Selama proses perubahan itu, 2023 mencatatkan diri sebagai tahun terburuk karena menjadi puncak dari perampasan ruang laut. Kesimpulan itu dipaparkan Destructive Fishing Watch (DFW) Indonesia saat bertemu media belum lama ini di Jakarta.
Penilaian sebagai tahun puncak, adalah karena banyak kebijakan yang dibuat pemerintah tidak banyak melibatkan publik substansial. Juga, pemerintah lebih fokus melaksanakan kebijakan untuk kepentingan pertumbuhan ekonomi saja.
Kemudian, ketidaksiapan logistik, politik, dan finansial juga menjadi faktor penilaian kenapa 2023 menjadi puncak kegagalan. Selain, karena setiap kebijakan dibuat dengan mengedepankan solusi bersifat teknikal dibandingkan dengan solusi permanen.
Manajer Hak Asasi Manusia (HAM) DFW Indonesia Miftachul Choir melanjutkan bahwa puncak perampasan ruang laut terjadi pada 2023, adalah karena ada potensi oligarki laut, serta pengabaian dampak lingkungan dan sosial.
Dia mengatakan, perubahan sektor KP dari perlindungan penuh kepada liberalisasi, sudah dimulai sejak pergantian Menteri Kelautan dan Perikanan dari Susi Pudjiastuti kepada Edy Prabowo dan berlanjut ke Sakti Wahyu Trenggono.
- Advertisement -
Proses tersebut terus berjalan sampai mencapai puncak saat Kementerian Kelautan dan Perikanan (KKP) menetapkan kebijakan terbaru mereka sebagai program prioritas yang menjadi turunan dari penerapan ekonomi biru di Indonesia.
Program tersebut tidak lain adalah Penangkapan Ikan Terukur (PIT) berbasis kuota yang dijadwalkan dioperasikan pada 1 Januari 2024 dan kemudian dilakukan relaksasi menjadi 1 Januari 2025. Kemudian, ada juga kebijakan pemanfaatan sedimentasi di laut.

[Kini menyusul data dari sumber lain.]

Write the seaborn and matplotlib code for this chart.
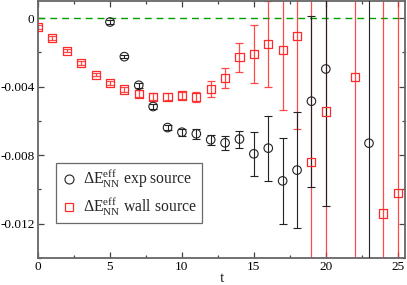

Baca : Penangkapan Ikan Terukur Dijanjikan Mulai Beroperasi Per 1 Januari 2025
Kegiatan pendaratan ikan tuna oleh salah satu perusahaan di Pelabuhan Benoa, Bali. Foto : A. Asnawi/Mongabay Indonesia
Dua kebijakan tersebut, bagi Miftachul sudah menegaskan bahwa pemerintah kini lebih fokus pada pengembangan ekonomi membabi buta dengan menghalalkan segala cara. Hal itu berbeda saat Susi Pudjiastuti mulai memimpin KKP pada 2014 dan menerapkan kebijakan untuk perlindungan penuh.
Pada awal kepemimpinannya, perempuan asal Kabupaten Pangandaran, Jawa Barat itu membuat kebijakan moratorium izin kapal berukuran 30 gros ton (GT) ke atas yang merupakan kapal bekas pakai investor asing.
Kemudian, pada tahun yang sama 2014, dia menerapkan kebijakan larangan alih muat (transshipment) hasil tangkapan ikan di tengah laut. Larangan itu membuat hasil tangkapan harus didaratkan langsung di pelabuhan perikanan.
Dua kebijakan tersebut menjadi kontroversial saat itu, karena para pemilik kapal terbiasa dengan kebijakan lama yang bebas dan bersifat eksploitatif. Namun, dua kebijakan tersebut bertujuan untuk memulihkan ekosistem laut dan pesisir akibat eksploitasi yang berjalan lama.
Isu KP Minim Perhatian Publik
Selain sudah berproses menuju kebijakan liberalisasi, Miftchaul menyebut kalau isu kelautan dan perikanan saat ini masih belum mendapatkan perhatian luas dari publik, pemerhati demokrasi, dan HAM. Serta, hanya melihat isu KP dari sisi konservasi dan ekonomi.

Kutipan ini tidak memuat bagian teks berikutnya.